Exercise —
Here are records with pictures in them. Copy all of them exactly and leave the pictures out.

+++ Records for this task

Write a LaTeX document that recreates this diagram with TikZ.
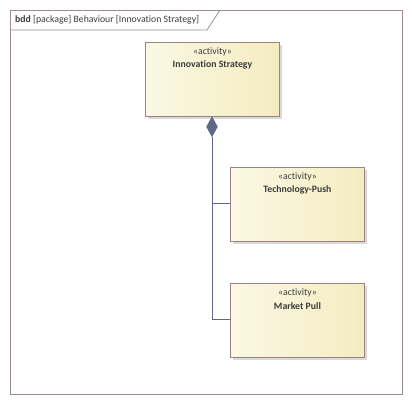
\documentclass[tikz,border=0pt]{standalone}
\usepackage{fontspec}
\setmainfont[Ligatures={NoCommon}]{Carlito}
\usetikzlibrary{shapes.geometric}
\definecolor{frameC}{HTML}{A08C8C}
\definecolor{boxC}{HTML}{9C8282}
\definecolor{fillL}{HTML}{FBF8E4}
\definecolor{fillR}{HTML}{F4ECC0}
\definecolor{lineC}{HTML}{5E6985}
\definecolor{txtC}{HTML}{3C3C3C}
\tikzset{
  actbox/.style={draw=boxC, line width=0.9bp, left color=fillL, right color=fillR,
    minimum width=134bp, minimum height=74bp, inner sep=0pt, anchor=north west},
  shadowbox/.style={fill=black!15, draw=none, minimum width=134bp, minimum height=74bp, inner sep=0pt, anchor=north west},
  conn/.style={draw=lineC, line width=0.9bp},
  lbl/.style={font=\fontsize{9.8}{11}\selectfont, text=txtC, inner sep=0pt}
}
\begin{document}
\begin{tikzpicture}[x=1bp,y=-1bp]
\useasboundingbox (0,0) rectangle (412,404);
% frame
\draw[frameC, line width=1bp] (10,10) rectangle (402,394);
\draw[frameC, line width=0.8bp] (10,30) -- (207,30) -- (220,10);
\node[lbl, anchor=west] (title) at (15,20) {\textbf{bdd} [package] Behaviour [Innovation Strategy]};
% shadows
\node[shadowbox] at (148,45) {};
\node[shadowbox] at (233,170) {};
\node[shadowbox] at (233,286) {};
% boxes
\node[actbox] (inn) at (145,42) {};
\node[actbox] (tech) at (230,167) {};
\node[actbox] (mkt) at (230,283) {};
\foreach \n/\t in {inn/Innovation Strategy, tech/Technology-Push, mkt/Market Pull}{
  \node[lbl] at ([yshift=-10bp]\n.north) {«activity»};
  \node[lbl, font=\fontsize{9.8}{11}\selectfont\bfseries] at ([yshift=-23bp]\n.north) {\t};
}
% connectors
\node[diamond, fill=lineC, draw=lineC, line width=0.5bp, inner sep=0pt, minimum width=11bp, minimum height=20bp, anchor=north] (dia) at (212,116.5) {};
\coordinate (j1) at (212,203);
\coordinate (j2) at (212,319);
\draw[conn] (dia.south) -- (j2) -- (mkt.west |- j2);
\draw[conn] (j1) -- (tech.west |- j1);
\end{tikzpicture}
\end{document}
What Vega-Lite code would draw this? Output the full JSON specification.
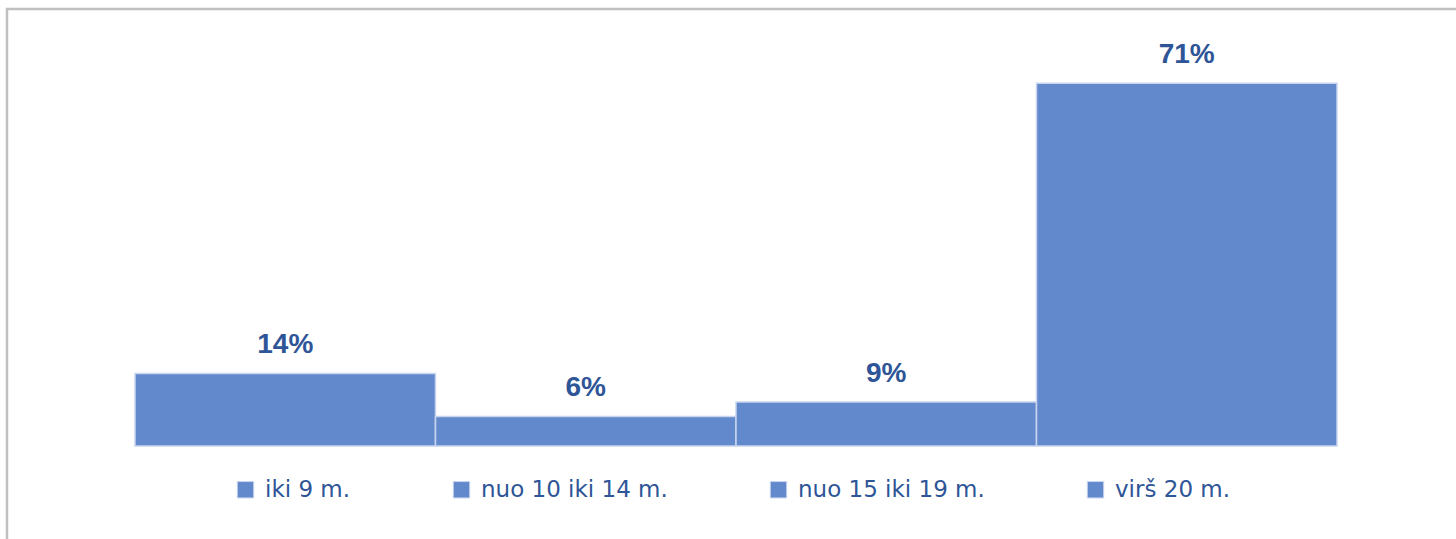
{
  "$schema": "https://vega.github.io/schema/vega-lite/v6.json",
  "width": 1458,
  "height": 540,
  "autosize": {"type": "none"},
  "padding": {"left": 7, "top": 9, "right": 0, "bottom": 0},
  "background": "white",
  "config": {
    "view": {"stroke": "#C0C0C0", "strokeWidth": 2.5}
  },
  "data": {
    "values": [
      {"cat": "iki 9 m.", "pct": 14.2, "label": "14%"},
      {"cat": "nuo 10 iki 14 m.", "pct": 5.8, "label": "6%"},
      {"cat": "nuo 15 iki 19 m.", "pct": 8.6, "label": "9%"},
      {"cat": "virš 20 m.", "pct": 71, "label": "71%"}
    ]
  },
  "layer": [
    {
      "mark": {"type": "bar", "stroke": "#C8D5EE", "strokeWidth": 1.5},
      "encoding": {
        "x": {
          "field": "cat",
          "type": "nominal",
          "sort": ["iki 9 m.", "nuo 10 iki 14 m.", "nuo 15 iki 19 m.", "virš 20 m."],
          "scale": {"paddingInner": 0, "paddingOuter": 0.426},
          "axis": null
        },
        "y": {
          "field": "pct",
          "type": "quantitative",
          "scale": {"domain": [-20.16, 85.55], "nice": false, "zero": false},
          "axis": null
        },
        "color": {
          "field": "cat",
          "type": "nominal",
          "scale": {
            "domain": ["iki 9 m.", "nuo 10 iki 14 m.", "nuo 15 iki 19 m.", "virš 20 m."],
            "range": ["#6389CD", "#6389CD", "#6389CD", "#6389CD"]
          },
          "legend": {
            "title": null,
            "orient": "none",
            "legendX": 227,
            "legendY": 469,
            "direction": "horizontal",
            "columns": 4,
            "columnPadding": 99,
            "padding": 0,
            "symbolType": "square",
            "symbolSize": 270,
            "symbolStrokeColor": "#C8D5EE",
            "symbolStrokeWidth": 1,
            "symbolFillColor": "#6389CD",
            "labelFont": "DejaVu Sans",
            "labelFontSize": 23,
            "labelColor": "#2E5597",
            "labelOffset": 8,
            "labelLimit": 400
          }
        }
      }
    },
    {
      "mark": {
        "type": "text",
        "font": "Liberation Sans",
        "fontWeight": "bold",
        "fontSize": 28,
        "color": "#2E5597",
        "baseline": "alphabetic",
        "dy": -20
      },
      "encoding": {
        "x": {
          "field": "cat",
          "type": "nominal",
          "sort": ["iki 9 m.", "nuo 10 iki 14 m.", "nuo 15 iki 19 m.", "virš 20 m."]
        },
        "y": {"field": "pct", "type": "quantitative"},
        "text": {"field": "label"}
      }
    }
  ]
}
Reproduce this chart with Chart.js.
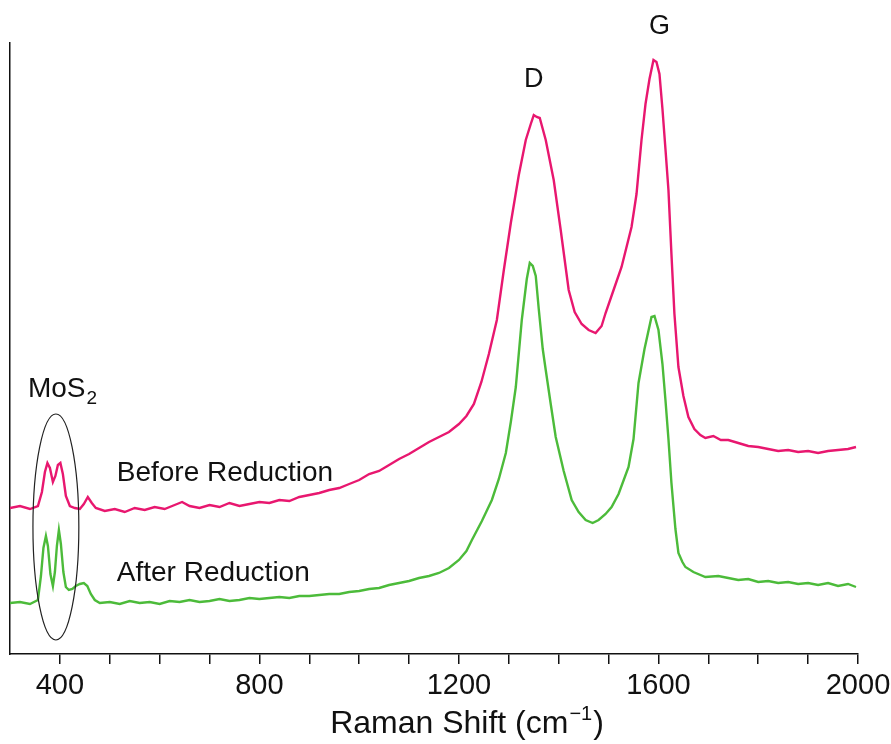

++++++

The completed task —
Write a LaTeX document that recreates this diagram with TikZ.
\documentclass[tikz,border=0pt]{standalone}
\usepackage{fontspec}
\setmainfont[Ligatures={NoCommon}]{Carlito}
\usetikzlibrary{shapes.geometric}
\definecolor{frameC}{HTML}{A08C8C}
\definecolor{boxC}{HTML}{9C8282}
\definecolor{fillL}{HTML}{FBF8E4}
\definecolor{fillR}{HTML}{F4ECC0}
\definecolor{lineC}{HTML}{5E6985}
\definecolor{txtC}{HTML}{3C3C3C}
\tikzset{
  actbox/.style={draw=boxC, line width=0.9bp, left color=fillL, right color=fillR,
    minimum width=134bp, minimum height=74bp, inner sep=0pt, anchor=north west},
  shadowbox/.style={fill=black!15, draw=none, minimum width=134bp, minimum height=74bp, inner sep=0pt, anchor=north west},
  conn/.style={draw=lineC, line width=0.9bp},
  lbl/.style={font=\fontsize{9.8}{11}\selectfont, text=txtC, inner sep=0pt}
}
\begin{document}
\begin{tikzpicture}[x=1bp,y=-1bp]
\useasboundingbox (0,0) rectangle (412,404);
% frame
\draw[frameC, line width=1bp] (10,10) rectangle (402,394);
\draw[frameC, line width=0.8bp] (10,30) -- (207,30) -- (220,10);
\node[lbl, anchor=west] (title) at (15,20) {\textbf{bdd} [package] Behaviour [Innovation Strategy]};
% shadows
\node[shadowbox] at (148,45) {};
\node[shadowbox] at (233,170) {};
\node[shadowbox] at (233,286) {};
% boxes
\node[actbox] (inn) at (145,42) {};
\node[actbox] (tech) at (230,167) {};
\node[actbox] (mkt) at (230,283) {};
\foreach \n/\t in {inn/Innovation Strategy, tech/Technology-Push, mkt/Market Pull}{
  \node[lbl] at ([yshift=-10bp]\n.north) {«activity»};
  \node[lbl, font=\fontsize{9.8}{11}\selectfont\bfseries] at ([yshift=-23bp]\n.north) {\t};
}
% connectors
\node[diamond, fill=lineC, draw=lineC, line width=0.5bp, inner sep=0pt, minimum width=11bp, minimum height=20bp, anchor=north] (dia) at (212,116.5) {};
\coordinate (j1) at (212,203);
\coordinate (j2) at (212,319);
\draw[conn] (dia.south) -- (j2) -- (mkt.west |- j2);
\draw[conn] (j1) -- (tech.west |- j1);
\end{tikzpicture}
\end{document}
What Vega-Lite code would draw this? Output the full JSON specification.
{
  "$schema": "https://vega.github.io/schema/vega-lite/v6.json",
  "width": 1458,
  "height": 540,
  "autosize": {"type": "none"},
  "padding": {"left": 7, "top": 9, "right": 0, "bottom": 0},
  "background": "white",
  "config": {
    "view": {"stroke": "#C0C0C0", "strokeWidth": 2.5}
  },
  "data": {
    "values": [
      {"cat": "iki 9 m.", "pct": 14.2, "label": "14%"},
      {"cat": "nuo 10 iki 14 m.", "pct": 5.8, "label": "6%"},
      {"cat": "nuo 15 iki 19 m.", "pct": 8.6, "label": "9%"},
      {"cat": "virš 20 m.", "pct": 71, "label": "71%"}
    ]
  },
  "layer": [
    {
      "mark": {"type": "bar", "stroke": "#C8D5EE", "strokeWidth": 1.5},
      "encoding": {
        "x": {
          "field": "cat",
          "type": "nominal",
          "sort": ["iki 9 m.", "nuo 10 iki 14 m.", "nuo 15 iki 19 m.", "virš 20 m."],
          "scale": {"paddingInner": 0, "paddingOuter": 0.426},
          "axis": null
        },
        "y": {
          "field": "pct",
          "type": "quantitative",
          "scale": {"domain": [-20.16, 85.55], "nice": false, "zero": false},
          "axis": null
        },
        "color": {
          "field": "cat",
          "type": "nominal",
          "scale": {
            "domain": ["iki 9 m.", "nuo 10 iki 14 m.", "nuo 15 iki 19 m.", "virš 20 m."],
            "range": ["#6389CD", "#6389CD", "#6389CD", "#6389CD"]
          },
          "legend": {
            "title": null,
            "orient": "none",
            "legendX": 227,
            "legendY": 469,
            "direction": "horizontal",
            "columns": 4,
            "columnPadding": 99,
            "padding": 0,
            "symbolType": "square",
            "symbolSize": 270,
            "symbolStrokeColor": "#C8D5EE",
            "symbolStrokeWidth": 1,
            "symbolFillColor": "#6389CD",
            "labelFont": "DejaVu Sans",
            "labelFontSize": 23,
            "labelColor": "#2E5597",
            "labelOffset": 8,
            "labelLimit": 400
          }
        }
      }
    },
    {
      "mark": {
        "type": "text",
        "font": "Liberation Sans",
        "fontWeight": "bold",
        "fontSize": 28,
        "color": "#2E5597",
        "baseline": "alphabetic",
        "dy": -20
      },
      "encoding": {
        "x": {
          "field": "cat",
          "type": "nominal",
          "sort": ["iki 9 m.", "nuo 10 iki 14 m.", "nuo 15 iki 19 m.", "virš 20 m."]
        },
        "y": {"field": "pct", "type": "quantitative"},
        "text": {"field": "label"}
      }
    }
  ]
}
Reproduce this chart with Chart.js.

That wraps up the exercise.